In the entries below, identify every line with the string "this" and copy it.
## begin TASK INPUTS
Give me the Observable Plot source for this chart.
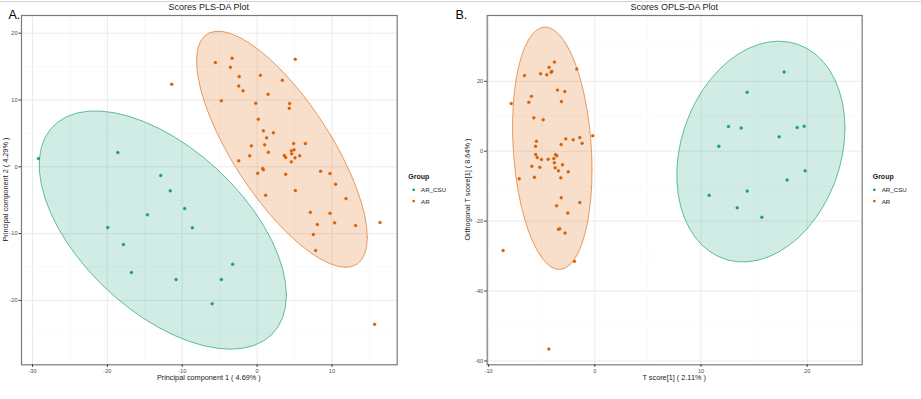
<!DOCTYPE html>
<html><head><meta charset="utf-8">
<script src="https://cdn.jsdelivr.net/npm/d3@7"></script>
<script src="https://cdn.jsdelivr.net/npm/@observablehq/plot@0.6"></script>
<style>
html,body{margin:0;padding:0;background:#fff;}
#wrap{position:relative;width:921px;height:399px;overflow:hidden;font-family:"Liberation Sans",Arial,sans-serif;}
#wrap > svg{position:absolute;top:0;}
</style></head><body><div id="wrap"></div>
<script>
const groups = ["AR_CSU", "AR"];
const groupColors = ["#1B9E77", "#D95F02"];

// PLS-DA scores (component 1, component 2)
const plsAR_CSU = [[-29.2,1.24],[-18.6,2.14],[-12.87,-1.3],[-11.6,-3.6],[-9.67,-6.24],[-14.65,-7.19],[-19.95,-9.09],[-8.64,-9.13],[-17.85,-11.63],[-16.78,-15.82],[-10.82,-16.87],[-4.77,-16.87],[-3.26,-14.58],[-6.0,-20.5]];
const plsAR = [[-11.4,12.37],[-5.57,15.6],[-3.34,16.26],[-3.56,14.9],[-2.4,13.5],[-2.45,12.1],[-1.87,11.4],[-4.77,9.9],[0.44,13.7],[3.38,12.97],[5.1,16.1],[1.47,10.87],[-0.18,9.52],[4.35,9.48],[4.31,8.77],[0.17,7.13],[0.84,5.39],[2.18,5.09],[1.28,4.34],[-0.76,3.14],[1.01,3.29],[-0.99,1.65],[1.51,2.19],[4.89,3.49],[6.45,3.49],[4.58,2.39],[4.94,2.54],[3.64,1.69],[3.82,1.39],[4.62,1.94],[5.69,1.65],[5.07,1.35],[4.58,0.75],[-2.45,0.9],[0.75,-0.25],[0.84,-0.45],[0.09,-0.96],[3.82,-1.1],[8.49,-0.66],[9.74,-1.0],[10.49,-2.6],[5.11,-3.55],[1.15,-4.25],[11.88,-4.75],[7.12,-6.8],[9.74,-6.94],[8.05,-8.64],[10.36,-8.39],[13.16,-8.79],[16.42,-8.34],[7.52,-10.13],[7.82,-12.53],[15.7,-23.56]];

// OPLS-DA scores (T score[1], orthogonal T score[1])
const oplsAR_CSU = [[17.83,22.7],[14.35,16.9],[12.59,7.07],[13.79,6.68],[19.06,6.78],[19.71,7.16],[17.36,4.11],[11.68,1.44],[19.81,-5.62],[18.11,-8.2],[10.77,-12.6],[14.35,-11.4],[13.41,-16.2],[15.73,-18.9]];
const oplsAR = [[-7.87,13.65],[-6.62,21.66],[-6.21,14.0],[-5.96,15.7],[-5.74,9.55],[-4.86,8.97],[-5.11,22.2],[-4.52,21.9],[-4.3,24.0],[-4.1,22.6],[-4.05,22.9],[-3.8,25.5],[-1.69,23.5],[-3.51,17.5],[-2.82,17.1],[-3.14,14.2],[-5.49,2.86],[-5.58,1.43],[-3.17,1.92],[-2.73,3.55],[-2.03,3.26],[-1.41,3.92],[-1.19,2.29],[-0.19,4.41],[-5.56,-0.94],[-5.42,-1.8],[-5.02,-2.37],[-4.39,-2.29],[-3.86,-2.09],[-3.7,-0.94],[-3.58,-1.32],[-3.8,-3.32],[-5.93,-4.29],[-5.18,-4.58],[-3.73,-4.75],[-3.42,-5.61],[-3.04,-3.89],[-2.5,-5.89],[-5.68,-7.44],[-3.2,-7.61],[-7.12,-7.9],[-3.16,-13.3],[-1.41,-14.7],[-3.6,-15.6],[-2.54,-17.7],[-3.42,-22.3],[-3.3,-22.2],[-2.8,-23.4],[-8.63,-28.4],[-1.91,-31.5],[-4.33,-56.6]];

// ticks
const plsXTicks = [-30,-20,-10,0,10];
const plsXMinor = [-25,-15,-5,5,15];
const plsYTicks = [-20,-10,0,10,20];
const plsYMinor = [-25,-15,-5,5,15];
const oplsXTicks = [-10,0,10,20];
const oplsXMinor = [-5,5,15,25];
const oplsYTicks = [-60,-40,-20,0,20];
const oplsYMinor = [-50,-30,-10,10,30];

// robust t covariance (like MASS::cov.trob) and stat_ellipse(type = "t", level = 0.95)
function covTrob(pts, nu = 5, maxit = 25, tol = 0.01) {
  const n = pts.length, p = 2;
  let loc = [d3.mean(pts, d => d[0]), d3.mean(pts, d => d[1])];
  let w = new Array(n).fill(1);
  let X;
  for (let it = 0; it < maxit; it++) {
    const w0 = w.slice();
    X = pts.map(d => [d[0] - loc[0], d[1] - loc[1]]);
    const sw = d3.sum(w);
    let a = 0, b = 0, c = 0;
    X.forEach((x, i) => { a += w[i]*x[0]*x[0]; b += w[i]*x[0]*x[1]; c += w[i]*x[1]*x[1]; });
    a /= sw; b /= sw; c /= sw;
    const det = a*c - b*b;
    const Q = X.map(x => (c*x[0]*x[0] - 2*b*x[0]*x[1] + a*x[1]*x[1]) / det);
    w = Q.map(q => (nu + p) / (nu + q));
    const sw2 = d3.sum(w);
    loc = [d3.sum(pts, (d, i) => w[i]*d[0]) / sw2, d3.sum(pts, (d, i) => w[i]*d[1]) / sw2];
    if (w.every((v, i) => Math.abs(v - w0[i]) < tol)) break;
  }
  let a = 0, b = 0, c = 0;
  X.forEach((x, i) => { a += w[i]*x[0]*x[0]; b += w[i]*x[0]*x[1]; c += w[i]*x[1]*x[1]; });
  return {center: loc, cov: [[a/n, b/n], [b/n, c/n]]};
}
function ellipse(pts, level = 0.95, segments = 51) {
  const {center, cov} = covTrob(pts);
  const dfd = pts.length - 1;
  const qf = dfd / 2 * (Math.pow(1 - level, -2 / dfd) - 1);
  const radius = Math.sqrt(2 * qf);
  const a = Math.sqrt(cov[0][0]), b = cov[0][1] / a, c = Math.sqrt(cov[1][1] - b*b);
  return d3.range(segments + 1).map(i => {
    const t = i * 2 * Math.PI / segments, u = Math.cos(t), v = Math.sin(t);
    return {x: center[0] + radius*u*a, y: center[1] + radius*(u*b + v*c)};
  });
}

function panel({csu, ar, width, marginLeft, marginRight, xDomain, yDomain, xTicks, xMinor, yTicks, yMinor}) {
  const pts = [...csu.map(d => ({x: d[0], y: d[1], g: "AR_CSU"})), ...ar.map(d => ({x: d[0], y: d[1], g: "AR"}))];
  const eCsu = ellipse(csu), eAr = ellipse(ar);
  return Plot.plot({
    width, height: 399, marginTop: 15, marginBottom: 34.7, marginLeft, marginRight,
    style: {fontFamily: '"Liberation Sans", Arial, sans-serif', fontSize: "5.6px", color: "#4d4d4d", background: "transparent", overflow: "visible"},
    x: {domain: xDomain},
    y: {domain: yDomain},
    color: {domain: groups, range: groupColors},
    marks: [
      Plot.ruleX(xMinor, {stroke: "#f3f3f3", strokeWidth: 0.5}),
      Plot.ruleY(yMinor, {stroke: "#f3f3f3", strokeWidth: 0.5}),
      Plot.ruleX(xTicks, {stroke: "#e6e6e6", strokeWidth: 0.8}),
      Plot.ruleY(yTicks, {stroke: "#e6e6e6", strokeWidth: 0.8}),
      Plot.line(eCsu, {x: "x", y: "y", fill: groupColors[0], fillOpacity: 0.2, stroke: groupColors[0], strokeOpacity: 0.85, strokeWidth: 0.8}),
      Plot.line(eAr, {x: "x", y: "y", fill: groupColors[1], fillOpacity: 0.2, stroke: groupColors[1], strokeOpacity: 0.75, strokeWidth: 0.8}),
      Plot.dot(pts, {x: "x", y: "y", fill: "g", stroke: "g", strokeWidth: 0.3, r: 1.5}),
      Plot.frame({stroke: "#7a7a7a", strokeWidth: 1.2}),
      Plot.axisX({ticks: xTicks, tickSize: 2.5, tickPadding: 2, tickFormat: d => String(d), label: null, stroke: "#333"}),
      Plot.axisY({ticks: yTicks, tickSize: 2.5, tickPadding: 1.5, tickFormat: d => String(d), label: null, stroke: "#333"})
    ]
  });
}

const wrap = document.getElementById("wrap");
const svgA = panel({csu: plsAR_CSU, ar: plsAR, width: 460, marginLeft: 21, marginRight: 63.3,
  xDomain: [-31.47, 18.72], yDomain: [-29.64, 22.65], xTicks: plsXTicks, xMinor: plsXMinor, yTicks: plsYTicks, yMinor: plsYMinor});
svgA.style.left = "0px";
wrap.appendChild(svgA);
const svgB = panel({csu: oplsAR_CSU, ar: oplsAR, width: 461, marginLeft: 26.7, marginRight: 59.3,
  xDomain: [-10.13, 25.18], yDomain: [-61.1, 38.83], xTicks: oplsXTicks, xMinor: oplsXMinor, yTicks: oplsYTicks, yMinor: oplsYMinor});
svgB.style.left = "460px";
wrap.appendChild(svgB);

// annotations
const ns = "http://www.w3.org/2000/svg";
const ov = document.createElementNS(ns, "svg");
ov.setAttribute("width", 921); ov.setAttribute("height", 399);
ov.style.left = "0px";
ov.style.fontFamily = '"Liberation Sans", Arial, sans-serif';
function txt(s, x, y, opts = {}) {
  const t = document.createElementNS(ns, "text");
  t.textContent = s;
  t.setAttribute("x", x); t.setAttribute("y", y);
  t.setAttribute("font-size", opts.size || 7.3);
  t.setAttribute("fill", opts.fill || "#1a1a1a");
  if (opts.anchor) t.setAttribute("text-anchor", opts.anchor);
  if (opts.weight) t.setAttribute("font-weight", opts.weight);
  if (opts.baseline) t.setAttribute("dominant-baseline", opts.baseline);
  if (opts.rotate) t.setAttribute("transform", `rotate(-90 ${x} ${y})`);
  ov.appendChild(t);
}
function dot(x, y, c) {
  const e = document.createElementNS(ns, "circle");
  e.setAttribute("cx", x); e.setAttribute("cy", y); e.setAttribute("r", 1.4); e.setAttribute("fill", c);
  ov.appendChild(e);
}
const topLine = document.createElementNS(ns, "line");
topLine.setAttribute("x1", 0); topLine.setAttribute("x2", 921); topLine.setAttribute("y1", 1.5); topLine.setAttribute("y2", 1.5);
topLine.setAttribute("stroke", "#d3d3d3"); topLine.setAttribute("stroke-width", 1);
ov.appendChild(topLine);

txt("A.", 8.5, 18.5, {size: 12.5, fill: "#000"});
txt("B.", 455.5, 18.5, {size: 12.5, fill: "#000"});
txt("Scores PLS-DA Plot", 208.8, 9.5, {size: 9, anchor: "middle"});
txt("Scores OPLS-DA Plot", 674.2, 9.5, {size: 9, anchor: "middle"});
txt("Principal component 1 ( 4.69% )", 208.8, 380, {anchor: "middle"});
txt("T score[1] ( 2.11% )", 674.2, 380, {anchor: "middle"});
txt("Principal component 2 ( 4.29% )", 8.3, 189.6, {anchor: "middle", rotate: true});
txt("Orthogonal T score[1] ( 8.64% )", 470, 189.6, {anchor: "middle", rotate: true});

const legends = [{gx: 408.3, dx: 413.7, tx: 421}, {gx: 872.7, dx: 874.3, tx: 881.7}];
legends.forEach(L => {
  txt("Group", L.gx, 179, {size: 7, weight: "bold"});
  groups.forEach((g, i) => {
    const y = 189.8 + i * 11.3;
    dot(L.dx, y, groupColors[i]);
    txt(g, L.tx, y, {size: 6.2, baseline: "central"});
  });
});
wrap.appendChild(ov);
</script>
</body></html>
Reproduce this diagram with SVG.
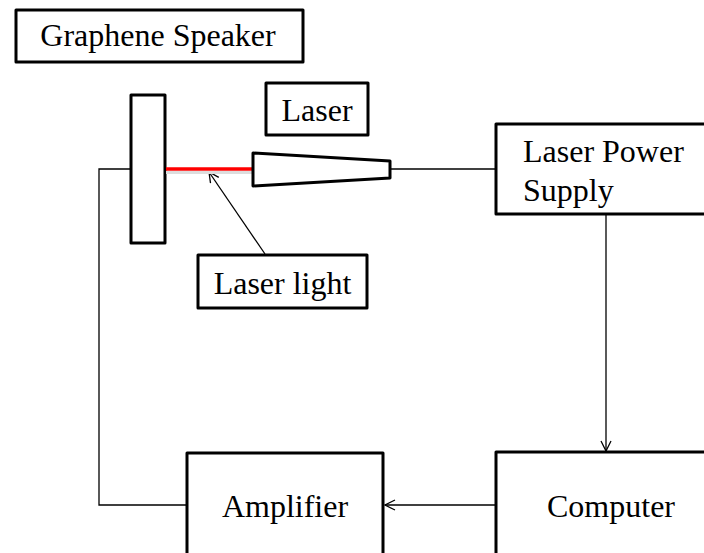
<svg xmlns="http://www.w3.org/2000/svg" width="704" height="553" viewBox="0 0 704 553">
<style>
.box{fill:#fff;stroke:#000;stroke-width:3;stroke-linejoin:round}
.lbl{font-family:"Liberation Serif","Times New Roman",serif;font-size:32px;fill:#000}
.wire{fill:none;stroke:#000;stroke-width:1.3}
</style>
<defs>
<marker id="arr" viewBox="0 0 12 12" refX="11" refY="6" markerWidth="12" markerHeight="12" markerUnits="userSpaceOnUse" orient="auto">
<path d="M1,1 L11,6 L1,11" fill="none" stroke="#000" stroke-width="1.3"/>
</marker>
</defs>
<rect width="704" height="553" fill="#fff"/>
<g id="connectors">
<polyline class="wire" points="131,169 99,169 99,505 187,505"/>
<line class="wire" x1="390" y1="169" x2="496" y2="169"/>
<line class="wire" x1="606" y1="215" x2="606" y2="451" marker-end="url(#arr)"/>
<line class="wire" x1="496" y1="505" x2="385" y2="505" marker-end="url(#arr)"/>
<line class="wire" x1="265" y1="254" x2="209" y2="172" marker-end="url(#arr)"/>
</g>
<g id="graphene-speaker-label">
<rect class="box" x="16" y="10" width="287" height="52"/>
<text class="lbl" x="158" y="46" text-anchor="middle">Graphene Speaker</text>
</g>
<g id="speaker">
<rect class="box" x="131" y="95" width="34" height="148"/>
</g>
<g id="laser-beam">
<line x1="166" y1="172.5" x2="253" y2="172.5" stroke="#ddd" stroke-width="3"/>
<line x1="166" y1="169" x2="253" y2="169" stroke="#f00" stroke-width="3.5"/>
</g>
<g id="laser">
<polygon class="box" points="253,153 390,161 390,178 253,186"/>
</g>
<g id="laser-label">
<rect class="box" x="266" y="83" width="102" height="52"/>
<text class="lbl" x="317" y="121" text-anchor="middle">Laser</text>
</g>
<g id="laser-light">
<rect class="box" x="198" y="255" width="169" height="53"/>
<text class="lbl" x="282.5" y="294" text-anchor="middle">Laser light</text>
</g>
<g id="laser-power-supply">
<rect class="box" x="496" y="124" width="220" height="90"/>
<text class="lbl" x="523" y="162">Laser Power</text>
<text class="lbl" x="523" y="201">Supply</text>
</g>
<g id="amplifier">
<rect class="box" x="187" y="453" width="196" height="120"/>
<text class="lbl" x="285" y="517" text-anchor="middle">Amplifier</text>
</g>
<g id="computer">
<rect class="box" x="496" y="452" width="220" height="120"/>
<text class="lbl" x="611" y="517" text-anchor="middle">Computer</text>
</g>
</svg>
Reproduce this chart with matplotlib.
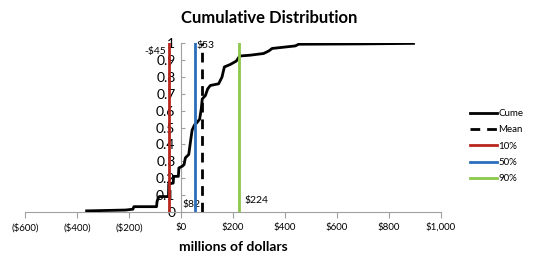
import matplotlib
matplotlib.use('Agg')
import matplotlib.pyplot as plt
import numpy as np

plt.rcParams['font.family'] = ['Lato', 'DejaVu Sans']

# cumulative curve (millions of dollars, probability)
cume_x = [-363, -213, -185, -181, -94, -92, -88, -83, -48, -47, -30, -28, -10, -8,
          5, 12, 17, 30, 37, 43, 52, 62, 72, 78, 82, 94, 103, 113, 145, 158, 167,
          190, 213, 226, 267, 318, 338, 351, 440, 453, 700, 895]
cume_y = [0.005, 0.01, 0.015, 0.03, 0.03, 0.06, 0.08, 0.09, 0.09, 0.165, 0.17, 0.21, 0.21, 0.26,
          0.27, 0.28, 0.32, 0.34, 0.42, 0.485, 0.515, 0.53, 0.55, 0.61, 0.67, 0.69, 0.73, 0.75, 0.76, 0.80, 0.86,
          0.875, 0.895, 0.925, 0.93, 0.94, 0.955, 0.97, 0.985, 0.995, 0.997, 1.0]

mean_val = 82
p10, p50, p90 = -45, 53, 224
xticks = [-600, -400, -200, 0, 200, 400, 600, 800, 1000]
xtick_labels = ['($600)', '($400)', '($200)', '$0', '$200', '$400', '$600', '$800', '$1,000']
yticks = [0, 0.1, 0.2, 0.3, 0.4, 0.5, 0.6, 0.7, 0.8, 0.9, 1]
ytick_labels = ['0', '0.1', '0.2', '0.3', '0.4', '0.5', '0.6', '0.7', '0.8', '0.9', '1']

fig = plt.figure(figsize=(5.33, 2.63), dpi=100)
ax = fig.add_axes([0.047, 0.195, 0.78, 0.64])

ax.plot(cume_x, cume_y, color='black', lw=2, label='Cume', zorder=3)
ax.plot([mean_val, mean_val], [0, 1], color='black', lw=2, linestyle=(0, (3.5, 2.5)), label='Mean', zorder=4)
ax.plot([p10, p10], [0, 1], color='#B8261E', lw=2, label='10%', zorder=4)
ax.plot([p50, p50], [0, 1], color='#2A6EBB', lw=2, label='50%', zorder=4)
ax.plot([p90, p90], [0, 1], color='#8CC84B', lw=2, label='90%', zorder=4)

ax.text(p10 - 12, 0.95, '-$45', fontsize=7.5, ha='right', va='center')
ax.text(p50 + 5, 0.99, '$53', fontsize=7.5, ha='left', va='center')
ax.text(5, 0.04, '$82', fontsize=7.5, ha='left', va='center')
ax.text(p90 + 22, 0.065, '$224', fontsize=7.5, ha='left', va='center')

ax.set_xlim(-600, 1000)
ax.set_ylim(0, 1)
ax.set_xticks(xticks)
ax.set_xticklabels(xtick_labels, fontsize=7)
ax.set_yticks(yticks)
ax.set_yticklabels(ytick_labels, fontsize=7.5)

for s in ['top', 'right']:
    ax.spines[s].set_visible(False)
ax.spines['left'].set_position(('data', 0))
ax.spines['left'].set_color('#A0A0A0')
ax.spines['bottom'].set_color('#A0A0A0')
ax.tick_params(axis='x', length=4, color='#A0A0A0', pad=4)
ax.tick_params(axis='y', direction='in', length=3, color='#A0A0A0', pad=4)

ax.set_xlabel('millions of dollars', fontsize=10, fontweight='bold', labelpad=6)
fig.text(0.505, 0.93, 'Cumulative Distribution', fontsize=12, fontweight='bold', ha='center', va='center')

fig.legend(loc='upper left', bbox_to_anchor=(0.882, 0.585), frameon=False, fontsize=7,
           handlelength=2.8, handletextpad=0.1, labelspacing=0.75,
           borderpad=0, borderaxespad=0)

fig.savefig('out.png', dpi=100)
## end TASK INPUTS
**EXERCISE RESULT**
Give me the Observable Plot source for this chart.
Reproduce this diagram with SVG.
Reproduce this chart with matplotlib.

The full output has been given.